La société Canon France explique pour sa part qu'elle assurait en sous-traitance, la seule maintenance du matériel dans l'intérêt de la société Alcyon de sorte que son rôle était strictement limité à cette sous-traitance qui selon l'expert ne donne lieu à aucune critique. Elle souligne que la société Canon Ile de France a fait l'objet d'une radiation du registre du commerce et des sociétés par suite de la transmission universelle du patrimoine réalisée le 2 juillet 2012 et qu'ainsi, toute demande fait contre cette entité doit nécessairement être déclarée infondée.

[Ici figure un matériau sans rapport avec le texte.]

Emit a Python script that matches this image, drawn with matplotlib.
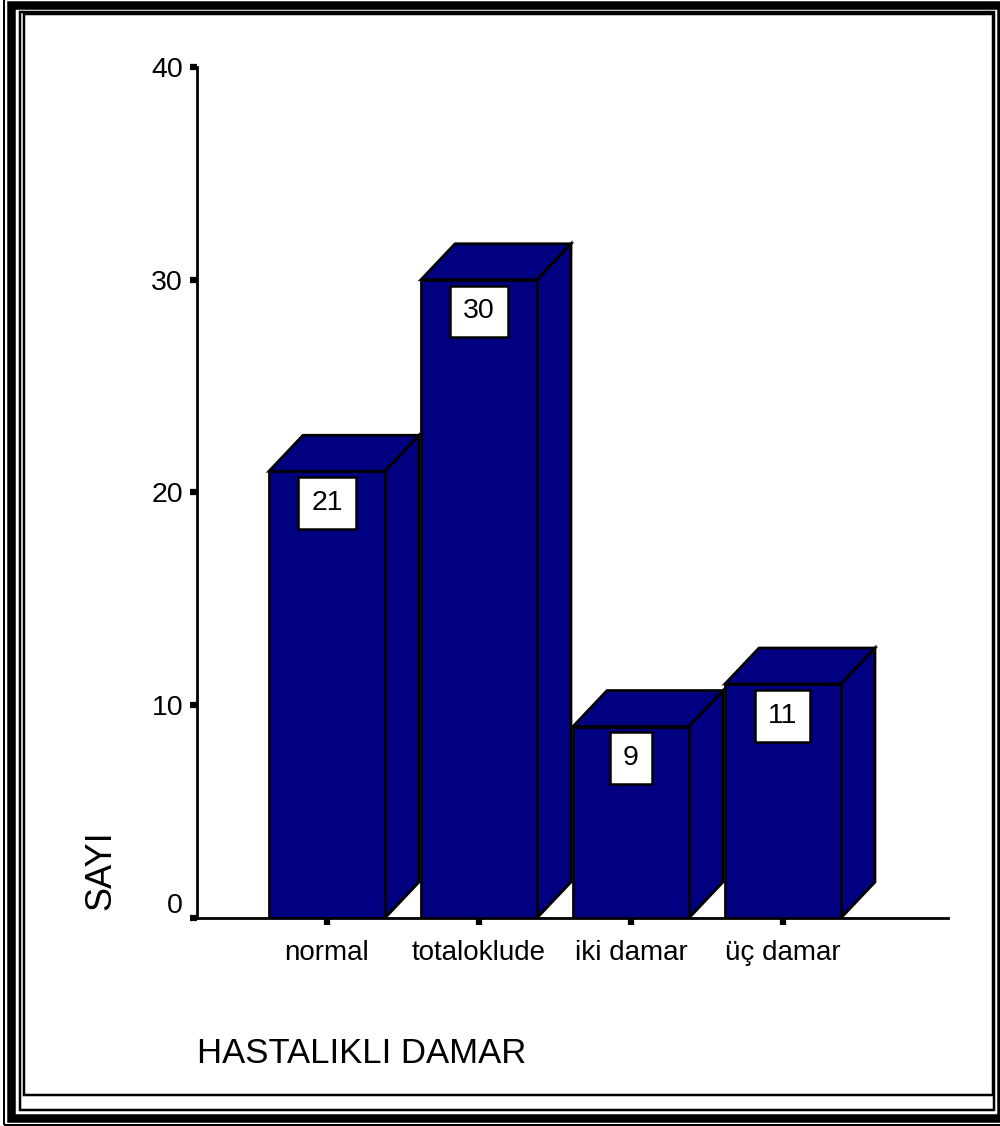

Elle précise encore que : - le concept du livre-photo, a commencé à se développer de manière très importante en 2008 ; - ce concept est une alternative au traditionnel album photos argentique ; - la société Négatif + a décidé unilatéralement de changer de machine pour s'équiper d'un produit de marque Ricoh ; - aucune différence de qualité ne peut être remarquée entre le livre-photo réalisé par cette dernière machine et le Canon C 6000 ; - le chiffre d'affaires concernant les livres-photos de la société Négatif + n'a pas subi d'augmentation particulière en raison du changement de matériel ; - la société Négatif + tente en réalité de battre monnaie sur la base d'une expertise parfaitement subjective, qui comporte par surcroît plusieurs incohérences ; - l'expert n'a au demeurant, pas réussi à déterminer les causes des prétendus dysfonctionnements relevés.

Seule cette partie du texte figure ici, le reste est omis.